In some cases, a payment processor discovering you are increasing costs for only payments using their service may take unfavorable action towards you, such as refusing to accept payments for you.

For credit cards, there are surcharges, referred to as "convenience fees", which may be only acceptable under certain circumstances: http://www.creditcards.com/credit-card-news/credit-card-convenience-fees-cost-surcharges-1280.php

All this has also been a long-standing legal battle between merchants and payment processors: https://usbneblog.wordpress.com/2013/06/18/the-reality-of-surcharging-fees-in-the-us/

You should really never ask any client to pay your processing fees. Paying the processing fee is merely the cost of doing business, as Peter answered.
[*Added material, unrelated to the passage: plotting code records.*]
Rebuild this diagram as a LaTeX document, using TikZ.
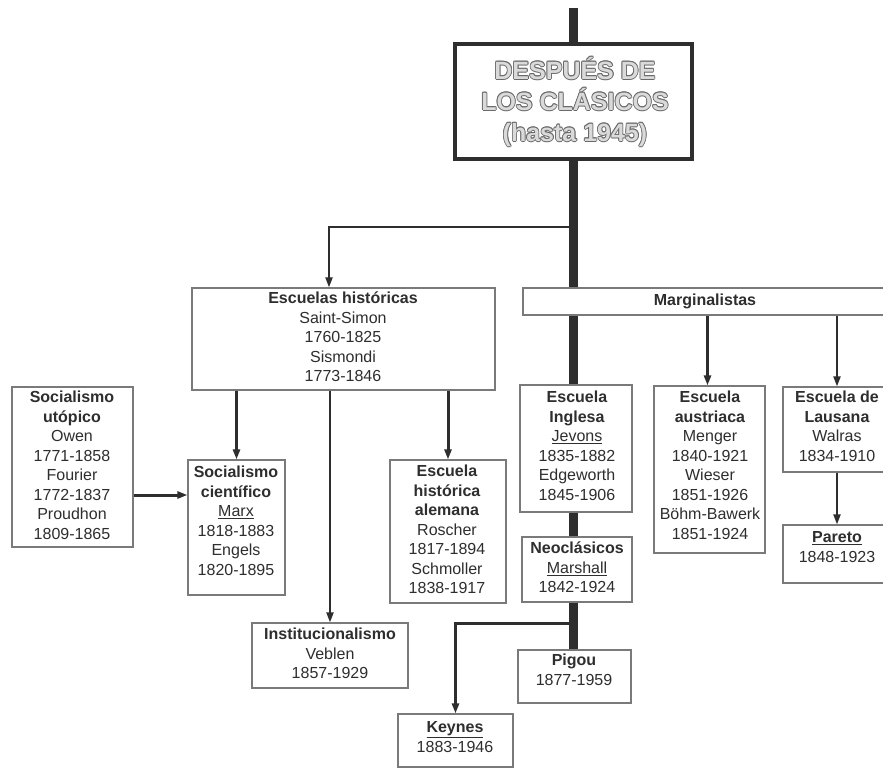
\documentclass[tikz,border=0pt]{standalone}
\usepackage{fontspec}
\setmainfont{Liberation Sans}
\usetikzlibrary{arrows.meta}
\definecolor{ink}{HTML}{2E2E2E}
\definecolor{edge}{HTML}{7A7A7A}
\definecolor{tdark}{HTML}{6A6A6A}
\definecolor{tlight}{HTML}{DADADA}
\newcommand\fl{\rule{0pt}{15pt}}
\newcommand\hollowtxt[1]{\leavevmode
  \rlap{\color{tdark}\kern0.8pt#1}\rlap{\color{tdark}\kern-0.8pt#1}%
  \rlap{\color{tdark}\raisebox{0.8pt}{#1}}\rlap{\color{tdark}\raisebox{-0.8pt}{#1}}%
  \rlap{\color{tdark}\raisebox{0.6pt}{\kern0.6pt#1}}\rlap{\color{tdark}\raisebox{-0.6pt}{\kern0.6pt#1}}%
  \rlap{\color{tdark}\raisebox{0.6pt}{\kern-0.6pt#1}}\rlap{\color{tdark}\raisebox{-0.6pt}{\kern-0.6pt#1}}%
  {\color{tlight}#1}}
\begin{document}
\begin{tikzpicture}[x=1pt,y=-1pt,
  box/.style={draw=edge, line width=1.2pt, fill=white, inner sep=0pt},
  txt/.style={inner sep=0pt, align=center, text=ink, anchor=north,
    font=\fontsize{16}{19.5}\selectfont},
  arr/.style={draw=ink, -{Triangle[width=7pt,length=10pt]}},
  trunk/.style={draw=ink, line width=9pt}]
\useasboundingbox (0,0) rectangle (883,768);
\clip (0,0) rectangle (883,768);
\fill[white] (0,0) rectangle (883,768);

% trunk
\coordinate (ttop) at (573.5,8);
\coordinate (bh) at (573.5,227);
\coordinate (bk) at (573.5,623);
\node[box, minimum width=113pt, minimum height=53pt] (pigou) at (574.5,676.5) {};
\draw[trunk] (ttop) -- (ttop |- pigou.north);

% title
\node[box, draw=ink, line width=4pt, minimum width=237pt, minimum height=115pt] (title) at (573.5,101.5) {};
\node[inner sep=0pt, align=center, anchor=north, font=\fontsize{25}{31}\selectfont\bfseries] (titleT) at (575,55)
  {\rule{0pt}{24pt}\hollowtxt{DESPUÉS DE}\\\hollowtxt{LOS CLÁSICOS}\\\hollowtxt{(hasta 1945)}};

% boxes
\node[box, minimum width=303pt, minimum height=102pt] (hist) at (343.5,339) {};
\node[box, minimum width=372pt, minimum height=27pt] (marg) at (709,301.5) {};
\node[box, minimum width=121pt, minimum height=160pt] (utop) at (72.5,467) {};
\node[box, minimum width=97pt, minimum height=135pt] (cient) at (236.5,527.5) {};
\node[box, minimum width=116pt, minimum height=143pt] (alem) at (448,531.5) {};
\node[box, minimum width=112pt, minimum height=127pt] (ingl) at (576,448.5) {};
\node[box, minimum width=110pt, minimum height=65pt] (neo) at (577,569.5) {};
\node[box, minimum width=156pt, minimum height=65pt] (inst) at (330,655.5) {};
\node[box, minimum width=115pt, minimum height=53pt] (keyn) at (455.5,740.5) {};
\node[box, minimum width=111pt, minimum height=167pt] (aust) at (709.5,469.5) {};
\node[box, minimum width=108pt, minimum height=85pt] (laus) at (837,429.5) {};
\node[box, minimum width=108pt, minimum height=58pt] (pareto) at (837,554) {};

% texts
\node[txt] (histT) at (343,288.7) {\fl\textbf{Escuelas históricas}\\Saint-Simon\\1760-1825\\Sismondi\\1773-1846};
\node[txt] (margT) at (705,290.7) {\fl\textbf{Marginalistas}};
\node[txt] (utopT) at (72,387.7) {\fl\textbf{Socialismo}\\\textbf{utópico}\\Owen\\1771-1858\\Fourier\\1772-1837\\Proudhon\\1809-1865};
\node[txt] (cientT) at (236,462.7) {\fl\textbf{Socialismo}\\\textbf{científico}\\\underline{Marx}\\1818-1883\\Engels\\1820-1895};
\node[txt] (alemT) at (447,461.7) {\fl\textbf{Escuela}\\\textbf{histórica}\\\textbf{alemana}\\Roscher\\1817-1894\\Schmoller\\1838-1917};
\node[txt] (inglT) at (577,387.7) {\fl\textbf{Escuela}\\\textbf{Inglesa}\\\underline{Jevons}\\1835-1882\\Edgeworth\\1845-1906};
\node[txt] (neoT) at (577,538.7) {\fl\textbf{Neoclásicos}\\\underline{Marshall}\\1842-1924};
\node[txt] (instT) at (330,624.7) {\fl\textbf{Institucionalismo}\\Veblen\\1857-1929};
\node[txt] (keynT) at (455,717.7) {\fl\textbf{\underline{Keynes}}\\1883-1946};
\node[txt] (pigouT) at (574,650.7) {\fl\textbf{Pigou}\\1877-1959};
\node[txt] (austT) at (710,387.7) {\fl\textbf{Escuela}\\\textbf{austriaca}\\Menger\\1840-1921\\Wieser\\1851-1926\\Böhm-Bawerk\\1851-1924};
\node[txt] (lausT) at (837,387.7) {\fl\textbf{Escuela de}\\\textbf{Lausana}\\Walras\\1834-1910};
\node[txt] (paretoT) at (837,527.7) {\fl\textbf{\underline{Pareto}}\\1848-1923};

% connectors
\draw[arr, line width=2pt] (bh) -| ([xshift=-14.5pt]hist.north);
\draw[arr, line width=3pt] (cient.north |- hist.south) -- (cient.north);
\draw[arr, line width=2pt] (inst.north |- hist.south) -- (inst.north);
\draw[arr, line width=3pt] (alem.north |- hist.south) -- (alem.north);
\draw[arr, line width=3pt] ([yshift=-28pt]utop.east) -- ([yshift=-28pt]utop.east -| cient.west);
\draw[arr, line width=3pt] ([xshift=-2pt]aust.north |- marg.south) -- ([xshift=-2pt]aust.north);
\draw[arr, line width=2pt] (laus.north |- marg.south) -- (laus.north);
\draw[arr, line width=2pt] (laus.south) -- (pareto.north);
\draw[arr, line width=3pt] (bk) -| (keyn.north);
\end{tikzpicture}
\end{document}
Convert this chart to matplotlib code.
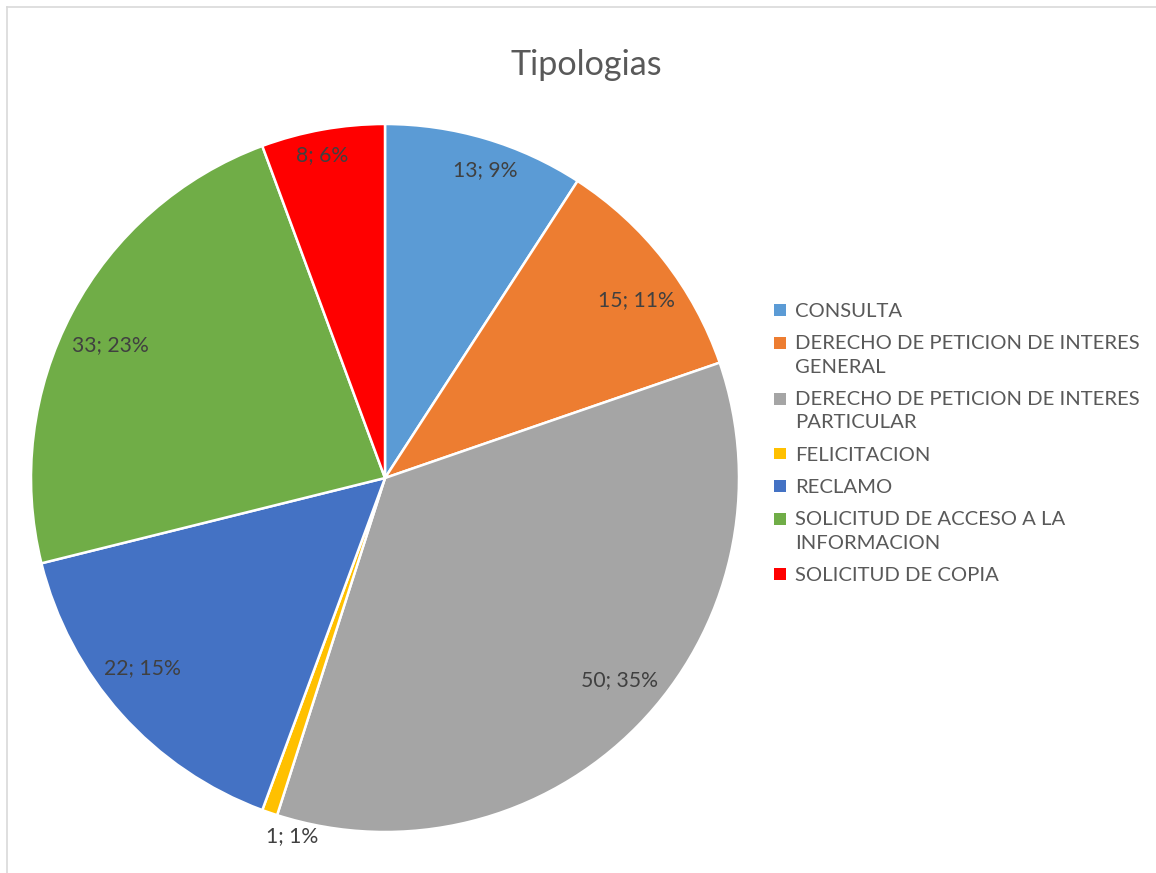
import matplotlib.pyplot as plt
import numpy as np
from matplotlib.lines import Line2D
from matplotlib.patches import Rectangle

categories = [
    "CONSULTA",
    "DERECHO DE PETICION DE INTERES\nGENERAL",
    "DERECHO DE PETICION DE INTERES\nPARTICULAR",
    "FELICITACION",
    "RECLAMO",
    "SOLICITUD DE ACCESO A LA\nINFORMACION",
    "SOLICITUD DE COPIA",
]
values = [13, 15, 50, 1, 22, 33, 8]
pct_labels = ["9%", "11%", "35%", "1%", "15%", "23%", "6%"]
colors = ["#5B9BD5", "#ED7D31", "#A5A5A5", "#FFC000", "#4472C4", "#70AD47", "#FF0000"]
# label placement (best-fit style): radius fraction and angle nudge in degrees
label_radius = [0.915, 0.87, 0.873, 1.045, 0.87, 0.863, 0.929]
label_nudge = [-1.5, -2.7, 3.6, 4.4, -3.7, 2.1, 0.8]

plt.rcParams['font.family'] = ['Lato', 'DejaVu Sans']

W, H = 1156, 873
fig = plt.figure(figsize=(W / 100, H / 100), dpi=100)

cx, cy, r = 385, 478, 354
ax = fig.add_axes([(cx - r) / W, (H - cy - r) / H, 2 * r / W, 2 * r / H])
wedges, _ = ax.pie(values, colors=colors, startangle=90, counterclock=False,
                   radius=1, wedgeprops=dict(edgecolor="white", linewidth=1.8))
ax.set_xlim(-1, 1)
ax.set_ylim(-1, 1)
ax.set_aspect("equal")
ax.axis("off")

for w, v, p, lr, dn in zip(wedges, values, pct_labels, label_radius, label_nudge):
    ang = np.deg2rad((w.theta1 + w.theta2) / 2 + dn)
    ax.text(lr * np.cos(ang), lr * np.sin(ang), f"{v}; {p}", ha="center", va="center",
            fontsize=15.2, color="#404040")

fig.text(586 / W, 1 - 75 / H, "Tipologias", ha="center", va="baseline",
         fontsize=24.6, color="#595959")


class SquareHandler:
    # legend square sitting on the first text line, like Excel
    def __init__(self, lift):
        self.lift = lift

    def legend_artist(self, legend, orig_handle, fontsize, handlebox):
        x0, y0 = handlebox.xdescent, handlebox.ydescent
        w, h = handlebox.width, handlebox.height
        s = 8.6
        sq = Rectangle((-x0 + w / 2 - s / 2, -y0 + h / 2 - s / 2 + self.lift), s, s,
                       facecolor=orig_handle.get_facecolor(), edgecolor="none",
                       transform=handlebox.get_transform())
        handlebox.add_artist(sq)
        return sq


handles = [Rectangle((0, 0), 1, 1, facecolor=c) for c in colors]
hmap = {h: SquareHandler(8.7 * lab.count("\n")) for h, lab in zip(handles, categories)}
leg = fig.legend(handles, categories, loc="upper left", handler_map=hmap,
                 bbox_to_anchor=(772 / W, 1 - 303 / H), frameon=False,
                 fontsize=14.6, labelspacing=0.75, handlelength=0.8,
                 handletextpad=0.35, borderpad=0, borderaxespad=0)
for t in leg.get_texts():
    t.set_color("#595959")
    t.set_linespacing(1.45)

# chart border (only top/left visible)
fig.add_artist(Line2D([6.5 / W, 1], [1 - 6.5 / H, 1 - 6.5 / H], color="#D9D9D9", lw=1.2))
fig.add_artist(Line2D([6.5 / W, 6.5 / W], [0, 1 - 6.5 / H], color="#D9D9D9", lw=1.2))

fig.savefig("out.png", dpi=100)
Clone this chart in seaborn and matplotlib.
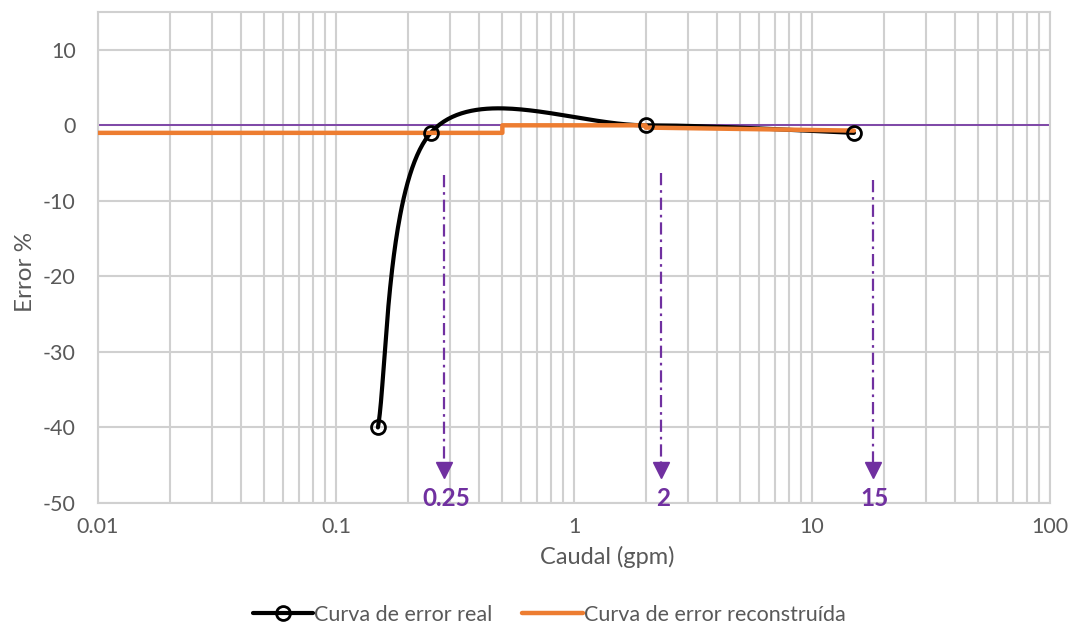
import numpy as np
import matplotlib
matplotlib.use("Agg")
import matplotlib.pyplot as plt
from matplotlib.lines import Line2D
from matplotlib.ticker import FixedLocator, LogLocator, NullFormatter
import seaborn as sns
import pandas as pd

# Measured error curve
caudal_real = [0.15, 0.25, 2, 15]
error_real = [-40, -1, 0, -1]

# Reconstructed (piecewise) error curve
caudal_rec = [0.01, 0.5, 0.5, 2, 2, 15]
error_rec = [-1, -1, 0, 0, -0.3, -0.7]

# Reference flow rates marked with arrows
caudal_marca = [0.285, 2.32, 18]
texto_marca = ["0.25", "2", "15"]

x_ticks = [0.01, 0.1, 1, 10, 100]
x_labels = ["0.01", "0.1", "1", "10", "100"]
y_ticks = [-50, -40, -30, -20, -10, 0, 10]

sns.set_theme(style="white")
plt.rcParams["font.family"] = ["Lato", "DejaVu Sans"]
plt.rcParams["axes.unicode_minus"] = False

GRID = "#d0d0d0"
TXT = "#595959"
PURPLE = "#7030A0"
ORANGE = "#ED7D31"

fig = plt.figure(figsize=(10.74, 6.30), dpi=100)
ax = fig.add_axes([98 / 1074, 1 - 503 / 630, (1050 - 98) / 1074, (503 - 12) / 630])
ax.set_xscale("log")
ax.set_xlim(0.01, 100)
ax.set_ylim(-50, 15)

# grid
ax.xaxis.set_major_locator(FixedLocator(x_ticks))
ax.xaxis.set_minor_locator(LogLocator(base=10, subs=np.arange(2, 10)))
ax.xaxis.set_minor_formatter(NullFormatter())
ax.set_xticklabels(x_labels)
ax.set_yticks(y_ticks)
ax.set_yticklabels([str(v) for v in y_ticks])
ax.grid(True, which="major", axis="both", color=GRID, lw=1.5, zorder=0)
ax.grid(True, which="minor", axis="x", color=GRID, lw=1.5, zorder=0)
for s in ax.spines.values():
    s.set_color(GRID)
    s.set_linewidth(1.5)
ax.tick_params(axis="both", which="both", length=0, labelsize=15.5, labelcolor=TXT)
ax.tick_params(axis="y", pad=16)
ax.tick_params(axis="x", pad=10)
ax.set_axisbelow(True)

# zero reference line
ax.axhline(0, color=PURPLE, lw=1.2, zorder=2)

# smoothed measured curve (cardinal Bezier in display space)
P = ax.transData.transform(np.column_stack([caudal_real, error_real]))
pts = []
n = len(P)
for i in range(n - 1):
    p0 = P[max(i - 1, 0)]
    p1 = P[i]
    p2 = P[i + 1]
    p3 = P[min(i + 2, n - 1)]
    c1 = p1 + (p2 - p0) / 6
    c2 = p2 - (p3 - p1) / 6
    t = np.linspace(0, 1, 80)[:, None]
    seg = (1 - t) ** 3 * p1 + 3 * (1 - t) ** 2 * t * c1 + 3 * (1 - t) * t ** 2 * c2 + t ** 3 * p2
    pts.append(seg)
curve = ax.transData.inverted().transform(np.vstack(pts))
ax.plot(curve[:, 0], curve[:, 1], color="black", lw=3.0, zorder=3, solid_capstyle="round")

# reconstructed curve
df_rec = pd.DataFrame({"caudal": caudal_rec, "error": error_rec})
sns.lineplot(data=df_rec, x="caudal", y="error", sort=False, estimator=None,
             color=ORANGE, lw=3.2, ax=ax, zorder=4)

# measured points
df_real = pd.DataFrame({"caudal": caudal_real, "error": error_real})
ax.plot(df_real["caudal"], df_real["error"], ls="none", marker="o", ms=10,
        mfc="none", mec="black", mew=2.0, zorder=5)

# arrows pointing to the reference flow rates
for xm, lab, y0 in zip(caudal_marca, texto_marca, [-6.6, -6.3, -7.3]):
    ax.plot([xm, xm], [y0, -45.5], color=PURPLE, lw=1.6,
            dashes=(5.5, 2.2, 1.2, 2.2), zorder=6)
    ax.plot([xm], [-45.6], marker="v", ms=11, color=PURPLE, mec=PURPLE, zorder=6)
    ax.text(xm * 1.02, -49.4, lab, color=PURPLE, fontsize=17.5, fontweight="bold",
            ha="center", va="center", zorder=7)

ax.set_xlabel("")
ax.set_ylabel("")
fig.text(607 / 1074, 1 - 557 / 630, "Caudal (gpm)", ha="center", va="center",
         fontsize=17, color=TXT)
fig.text(25 / 1074, 1 - 272 / 630, "Error %", ha="center", va="center",
         rotation=90, fontsize=17.5, color=TXT)

handles = [
    Line2D([0], [0], color="black", lw=3.0, marker="o", ms=10, mfc="none", mec="black", mew=2.0),
    Line2D([0], [0], color=ORANGE, lw=3.2),
]
leg = fig.legend(handles, ["Curva de error real", "Curva de error reconstruída"],
                 loc="center", bbox_to_anchor=(549 / 1074, 1 - 615 / 630), ncol=2,
                 frameon=False, fontsize=15.5, handlelength=2.8, columnspacing=1.4,
                 handletextpad=0.05)
for t in leg.get_texts():
    t.set_color(TXT)

fig.savefig("out.png", dpi=100)
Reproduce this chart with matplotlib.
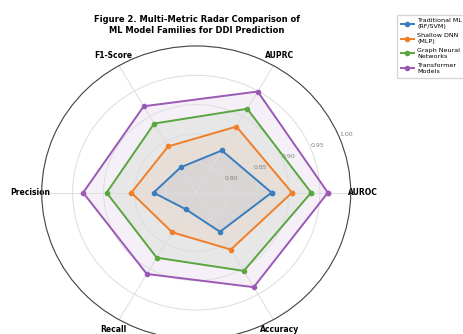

If you can't afford that 2-4% then your rates are just too low to begin with.


If you didn't get this specified in the original contract (you do have a contract, don't you?) then you can't reasonably add it to the invoice.

If you did specify it, or had an 'expenses' clause, then there's no reason to worry about politeness. Just add a line item that says something like

 Bank Transfer Charges per contract clause x.y  $10.00

If you feel that's cheeky, then you can always add a rider which says something like "Bank charges waived for payment within 7 days" which shows good will and helps with the cash flow :)

But realistically, which service you choose to use to receive payments is your choice - not the customer's. Just as if you choose to use a more expensive paper to print your invoices on.


My sales terms and offers ask for SHA transfer costs (every party assumes the cost on its side). Because IMO this creates an atmosphere of fairness and reciprocity.

This said, nothing prevents you from integrating this cost in your fee. After all, the customers cover all your expenses.


Contrarian position here.. Most fintech payment platforms out today do have the option to add the processing fee for either ACH or credit card (esp credit card since this is typically around 3%). The platform we use shows the processing fee at the invoice payment step, but the platform does give you the option to not pass on the ACH fee (typically less than $10) or the credit card/PayPal fee (again typically around 3%-4%). What we have found is typically service providers do eat the ACH fee (since so small), but pass on the CC/PP fee since this could be a substantial cost since their invoices are rather large.


As mentioned in the other answers, you should include the fees in your project's price. It should not be charged as extra.

But if the client requests a special payment method that is not part of your standard payment methods then yes you can ask for an extra. For example, you have a merchant account but the client still wants to use Paypal or Western Union, you can specify there will be additional charges. That is often seen on many websites of big corporations, especially with Paypal payments. One benefit of doing this is the client might decide to use your favorite payment method instead of the one with the extra charges.

But if you offer only one payment method, then no, you don't ask for transfer fees or any other fee related to this; that's part of your responsibilities to include this in your project's cost and price.

As to how to ask for the extra charges, I think this should be done during a communication before sending the invoice. You don't ask clients to calculate their own fees; you do it. Best way to do this is by asking by email "what method of payment they prefer to use" and then offer them your choices and explain the fees without extra justifications. Then prepare the invoice accordingly. This can be asked while they ask you for a quote too, before you start the project; it's fair.

If you use an online way of collecting the payments and it can be done by adding buttons (for example), then simply do as any other corporation do and add a note below the Paypal button saying something like "10% extra transfer fee applies." It doesn't matter how you say it, people are used to this and it doesn't require any justifications when there's more than one option to make a payment.